6 Concluding Remarks and Future Work

To improve the development of new metamodels, analysis of existing ones seems promising. The paper at hand first introduced a generic metamodel analysis framework for analyzing conceptual modeling metamodels. This framework has then been applied to analyze 40 domain-specific conceptual modeling languages. Eventually, the results have been compared with Ecore-based metamodels.

It can be derived, that DSML metamodels are generally larger by nature considering the number of classes. When looking at the attributes, similarities and differences can be found. Ecore metamodels significantly more often use references, whereas the usage of regular attributes is almost equal. Moreover, Ecore metamodels have significantly deeper metamodel hierarchies.
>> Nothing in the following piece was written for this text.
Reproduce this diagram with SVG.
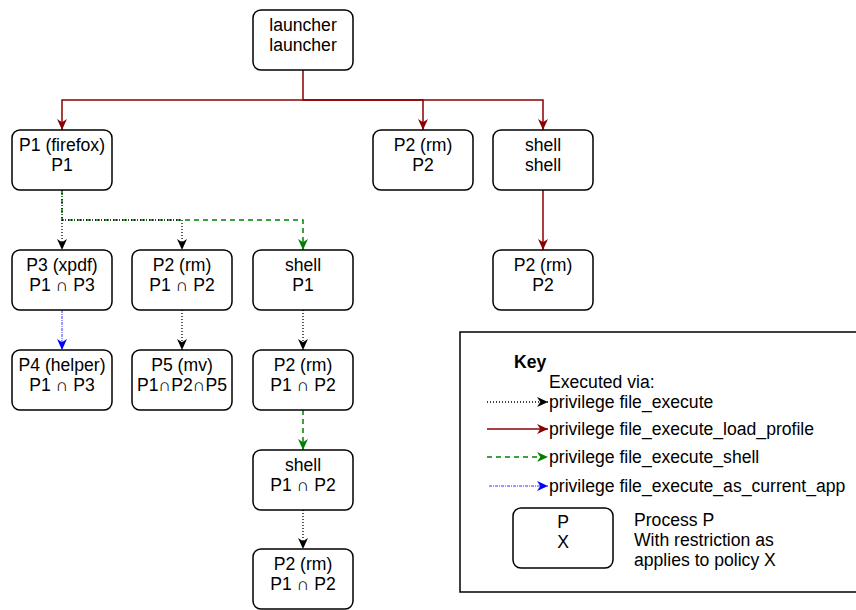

As for any analysis, the results also have some threats to validity. All analyzed metamodels were realized with ADOxx. Thus, a platform bias is inevitable. Finally, it needs to be stated, that the Ecore metrics are based on a larger corpora of publicly available metamodels. Further application of the metrics need to verify completeness of the analysis framework and validity of the results.

From a practical perspective, the results indicate which concepts are actually used in DSMLs. It thus gives empirical insights into previously implicit metamodel design decisions and points metamodeling platform developers to aspects worthwhile for improvement - and others that can be lower prioritized.

We will prepare an open source webservice implementation of the metrics that will enable method engineers to apply the metrics to their metamodels by themselves. Moreover, we will now focus on identifying best practices and anti-patterns of metamodel design by investigating their quality impact. Moreover, research is left to be done in analyzing e.g., the metamodel domain, the communities developing the metamodels, and linguistic/semantic analysis of metamodels.